The Supreme Court opens its new term Monday facing decisions on the so-called Dreamers, LGBTQ rights, religion and abortion.
The justices will decide whether President Trump may revoke the Obama-era protections for more than 700,000 young immigrants, known as Dreamers, who were brought to the country illegally as children. And they will rule on whether the Civil Rights Act of 1964 — which forbids job discrimination “because of sex” — protects gay, lesbian, transgender, bisexual or queer employees from being fired.
The cases come before a court with five conservatives appointed by Republicans and four liberals appointed by Democrats.

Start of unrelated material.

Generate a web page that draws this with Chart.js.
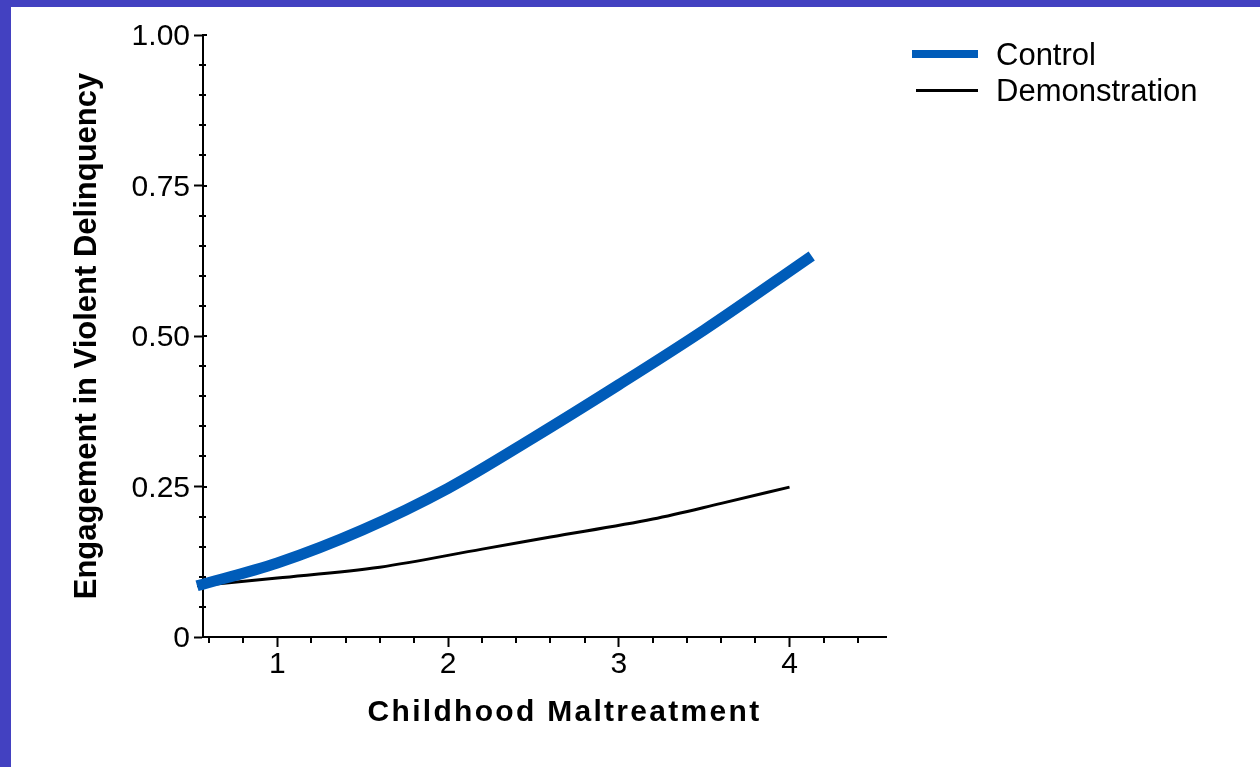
<!DOCTYPE html>
<html>
<head>
<meta charset="utf-8">
<script src="https://cdn.jsdelivr.net/npm/chart.js"></script>
<style>
  html, body { margin: 0; padding: 0; background: #fff; }
  #wrap { position: relative; width: 1260px; height: 767px; overflow: hidden; }
  #plot { position: absolute; left: 0; top: 0; }
  .bar { position: absolute; background: #4341c1; }
</style>
</head>
<body>
<div id="wrap">
  <canvas id="plot" width="1260" height="767"></canvas>
  <div class="bar" style="left:0;top:0;width:11px;height:767px"></div>
  <div class="bar" style="left:0;top:0;width:1260px;height:7px"></div>
</div>
<script>
// values
const seriesNames = ['Control', 'Demonstration'];
const controlX = [0.53, 1.0, 1.5, 2.0, 2.5, 3.0, 3.5, 4.13];
const controlY = [0.085, 0.123, 0.178, 0.247, 0.331, 0.419, 0.510, 0.633];
const demoX = [0.53, 1.0, 1.6, 2.2, 2.6, 3.2, 3.6, 4.0];
const demoY = [0.085, 0.098, 0.116, 0.146, 0.166, 0.196, 0.222, 0.249];
const xMajor = [1, 2, 3, 4];
const yMajor = [0, 0.25, 0.5, 0.75, 1];
const xTitle = 'Childhood Maltreatment';
const yTitle = 'Engagement in Violent Delinquency';

const FONT = '"Liberation Sans", Arial, sans-serif';

function isIn(list, v) {
  return list.some(m => Math.abs(m - v) < 1e-6);
}

// small ticks between the labelled ones + the bit that crosses the y axis
const minorTicks = {
  id: 'minorTicks',
  afterDraw(chart) {
    const ctx = chart.ctx;
    const xs = chart.scales.x, ys = chart.scales.y;
    ctx.save();
    ctx.strokeStyle = '#000';
    ctx.lineWidth = 2;
    ctx.beginPath();
    xs.ticks.forEach(t => {
      if (isIn(xMajor, t.value)) return;
      const p = Math.round(xs.getPixelForValue(t.value));
      ctx.moveTo(p, xs.top);
      ctx.lineTo(p, xs.top + 6);
    });
    ys.ticks.forEach(t => {
      const p = Math.round(ys.getPixelForValue(t.value));
      if (isIn(yMajor, t.value)) {
        ctx.moveTo(ys.right, p);
        ctx.lineTo(ys.right + 4, p);
      } else {
        ctx.moveTo(ys.right - 4, p);
        ctx.lineTo(ys.right + 3, p);
      }
    });
    ctx.stroke();
    ctx.restore();
  }
};

// spaced-out x axis title, a bit right of centre like the original
const xAxisTitle = {
  id: 'xAxisTitle',
  afterDraw(chart) {
    const ctx = chart.ctx;
    const xs = chart.scales.x;
    ctx.save();
    ctx.font = 'bold 30px ' + FONT;
    ctx.letterSpacing = '2.3px';
    ctx.fillStyle = '#000';
    ctx.textAlign = 'center';
    ctx.textBaseline = 'middle';
    ctx.fillText(xTitle, (xs.left + xs.right) / 2 + 20, 713);
    ctx.restore();
  }
};

// legend to the right of the plot
const sideLegend = {
  id: 'sideLegend',
  afterDraw(chart) {
    const ctx = chart.ctx;
    ctx.save();
    ctx.font = '31px ' + FONT;
    ctx.textBaseline = 'middle';
    ctx.fillStyle = '#000';
    chart.data.datasets.forEach((ds, i) => {
      const y = 54 + i * 36.5;
      ctx.strokeStyle = ds.borderColor;
      ctx.lineWidth = i === 0 ? 8 : 3;
      ctx.lineCap = 'butt';
      ctx.beginPath();
      ctx.moveTo(i === 0 ? 912 : 916, y);
      ctx.lineTo(978, y);
      ctx.stroke();
      ctx.fillText(ds.label, 996, y + 2);
    });
    ctx.restore();
  }
};

const ctx = document.getElementById('plot').getContext('2d');
const chart = new Chart(ctx, {
  type: 'line',
  data: {
    datasets: [{
      label: seriesNames[0],
      data: controlX.map((x, i) => ({x: x, y: controlY[i]})),
      borderColor: '#005cb9',
      borderWidth: 11,
      borderCapStyle: 'butt',
      pointRadius: 0,
      cubicInterpolationMode: 'monotone',
      fill: false,
      clip: false
    }, {
      label: seriesNames[1],
      data: demoX.map((x, i) => ({x: x, y: demoY[i]})),
      borderColor: '#000000',
      borderWidth: 3,
      pointRadius: 0,
      cubicInterpolationMode: 'monotone',
      fill: false,
      clip: false
    }]
  },
  options: {
    responsive: false,
    animation: false,
    layout: {
      padding: {top: 35, right: 374, bottom: 0, left: 0}
    },
    plugins: {
      legend: {display: false},
      tooltip: {enabled: false}
    },
    scales: {
      x: {
        type: 'linear',
        min: 0.565,
        max: 4.565,
        afterFit: s => { s.height = 130; },
        afterBuildTicks: s => {
          const t = [];
          for (let k = 3; k <= 22; k++) t.push({value: k / 5});
          s.ticks = t;
        },
        border: {display: true, color: '#000', width: 2},
        grid: {
          drawOnChartArea: false,
          drawTicks: true,
          tickLength: 10,
          tickWidth: 2,
          tickColor: c => (c.tick && isIn(xMajor, c.tick.value)) ? '#000' : 'rgba(0,0,0,0)'
        },
        ticks: {
          autoSkip: false,
          maxRotation: 0,
          padding: 0,
          color: '#000',
          font: {family: FONT, size: 30},
          callback: v => isIn(xMajor, v) ? String(Math.round(v)) : ''
        },
        title: {display: false, text: xTitle}
      },
      y: {
        min: 0,
        max: 1,
        afterFit: s => { s.width = 203; },
        border: {display: true, color: '#000', width: 2},
        grid: {
          drawOnChartArea: false,
          drawTicks: true,
          tickLength: 9,
          tickWidth: 2,
          tickColor: c => (c.tick && isIn(yMajor, c.tick.value)) ? '#000' : 'rgba(0,0,0,0)'
        },
        ticks: {
          stepSize: 0.05,
          autoSkip: false,
          padding: 4,
          labelOffset: 2,
          color: '#000',
          font: {family: FONT, size: 30},
          callback: v => {
            if (!isIn(yMajor, v)) return '';
            return Math.abs(v) < 1e-6 ? '0' : v.toFixed(2);
          }
        },
        title: {
          display: true,
          text: yTitle,
          color: '#000',
          font: {family: FONT, size: 31, weight: 'bold'},
          padding: {top: 69, bottom: 0}
        }
      }
    }
  },
  plugins: [minorTicks, xAxisTitle, sideLegend]
});
</script>
</body>
</html>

Compared with the relative calm of last year, this term’s lineup of cases will almost surely spark more ideological splits, predicted Irv Gornstein, director of the Supreme Court Institute at Georgetown Law School. “We will likely see a court moving further and faster in a rightward direction,” he said. “The docket almost guarantees it.”

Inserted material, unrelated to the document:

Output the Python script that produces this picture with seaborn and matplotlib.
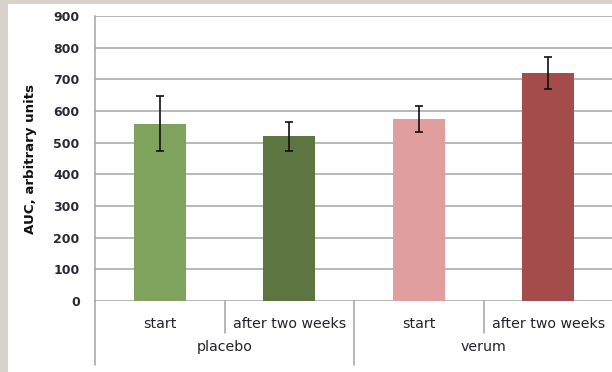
import matplotlib
matplotlib.use("Agg")
import matplotlib.pyplot as plt
import matplotlib.patches as mpatches
import numpy as np
import pandas as pd
import seaborn as sns

# Data
groups = ["placebo", "placebo", "verum", "verum"]
times = ["start", "after two weeks", "start", "after two weeks"]
auc_mean = [560, 520, 575, 720]
auc_err = [87, 45, 42, 50]
bar_colors = ["#7fa35c", "#5c7541", "#e19e9f", "#a44c4b"]
y_ticks = [0, 100, 200, 300, 400, 500, 600, 700, 800, 900]
y_label = "AUC, arbitrary units"

df = pd.DataFrame({
    "key": [f"{g}|{t}" for g, t in zip(groups, times)],
    "group": groups,
    "time": times,
    "auc": auc_mean,
})

sns.set_theme(style="white")
plt.rcParams["font.family"] = ["DejaVu Sans"]

W, H = 612, 372
fig = plt.figure(figsize=(W / 100, H / 100), dpi=100)
fig.patch.set_facecolor("#d9d2cb")
# white panel inside the beige frame
fig.add_artist(mpatches.Rectangle((8 / W, 0), 1, 1 - 4 / H, transform=fig.transFigure,
                                  facecolor="white", edgecolor="none", zorder=0))

ax = fig.add_axes([95 / W, 1 - 301 / H, (613 - 95) / W, (301 - 16) / H])
ax.set_facecolor("none")

sns.barplot(data=df, x="key", y="auc", hue="key", palette=bar_colors,
            width=0.4, legend=False, ax=ax, saturation=1, zorder=3,
            linewidth=0, edgecolor="none")

x = np.arange(len(auc_mean))
ax.errorbar(x, auc_mean, yerr=auc_err, fmt="none", ecolor="#111111",
            elinewidth=1.2, capsize=3.2, capthick=1.2, zorder=4)

grid_c = "#a4a4a4"
ax.set_ylim(0, 900)
ax.set_xlim(-0.5, len(auc_mean) - 0.5)
ax.set_yticks(y_ticks)
ax.yaxis.grid(True, color=grid_c, linewidth=1.1, zorder=1)
ax.set_axisbelow(True)
for s in ["top", "right", "bottom"]:
    ax.spines[s].set_visible(False)
ax.spines["left"].set_color(grid_c)
ax.spines["left"].set_linewidth(1.1)
ax.tick_params(axis="y", which="major", direction="out", length=5, width=1.1,
               color=grid_c, pad=6, labelsize=9, labelcolor="#2a2a36")
for lab in ax.get_yticklabels():
    lab.set_fontweight("bold")
ax.set_xticks([])
ax.set_xlabel("")
ax.set_ylabel(y_label, fontsize=9.6, fontweight="bold", color="#111111", labelpad=12)

# category axis: separators and two-level labels below the plot
trans = ax.get_xaxis_transform()
px = 1 / (301 - 16)  # one pixel in axes-y units
short = -32 * px
long = -64 * px
for xs, y_end in [(-0.5, long), (0.5, short), (1.5, long), (2.5, short)]:
    ax.plot([xs, xs], [0, y_end], transform=trans, color=grid_c, lw=1.1,
            clip_on=False, zorder=2)
for xi, t in zip(x, times):
    ax.text(xi, -23 * px, t, transform=trans, ha="center", va="center",
            fontsize=10.2, color="#222230")
for g in dict.fromkeys(groups):
    idx = [i for i, gg in enumerate(groups) if gg == g]
    ax.text(np.mean(idx), -46 * px, g, transform=trans, ha="center", va="center",
            fontsize=10.2, color="#222230")

fig.savefig("out.png", dpi=100, facecolor=fig.get_facecolor())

But the wild card again may be Chief Justice John G. Roberts Jr., who often strives to show that the high court, unlike the rest of official Washington, is not divided along political lines.
“When you live in a politically polarized environment, people tend to see everything in those terms,” Roberts said last month at an appearance in New York City. “That is not how we at the court function.”
California and 21 other states have laws that forbid discrimination based on sexual orientation, but Congress has not added such explicit protection to federal law.
On Nov. 12, the court will hear the case of the Dreamers vs. President Trump. Shortly after Trump took office, his administration said it would reverse President Obama’s order that granted relief from deportation and allowed work permits to be issued to 700,000 young immigrants who arrived as children.
However, Trump’s advisors did so by claiming that Obama’s order, known as Deferred Action for Childhood Arrivals (DACA), was unconstitutional and illegal. A judge in San Francisco and the U.S. 9th Circuit Court of Appeals blocked the reversal on procedural grounds. Those judges said Obama’s order was entirely legal and therefore cannot be rescinded based on a false claim.
The justices are also weighing religious-rights appeals from Catholic Social Services in Philadelphia, which says it was removed from the city’s foster care system because it refused to place children with same-sex couples, and from a Christian florist in Washington state who was charged with violating the state’s civil rights law for refusing to provide flowers for a same-sex wedding.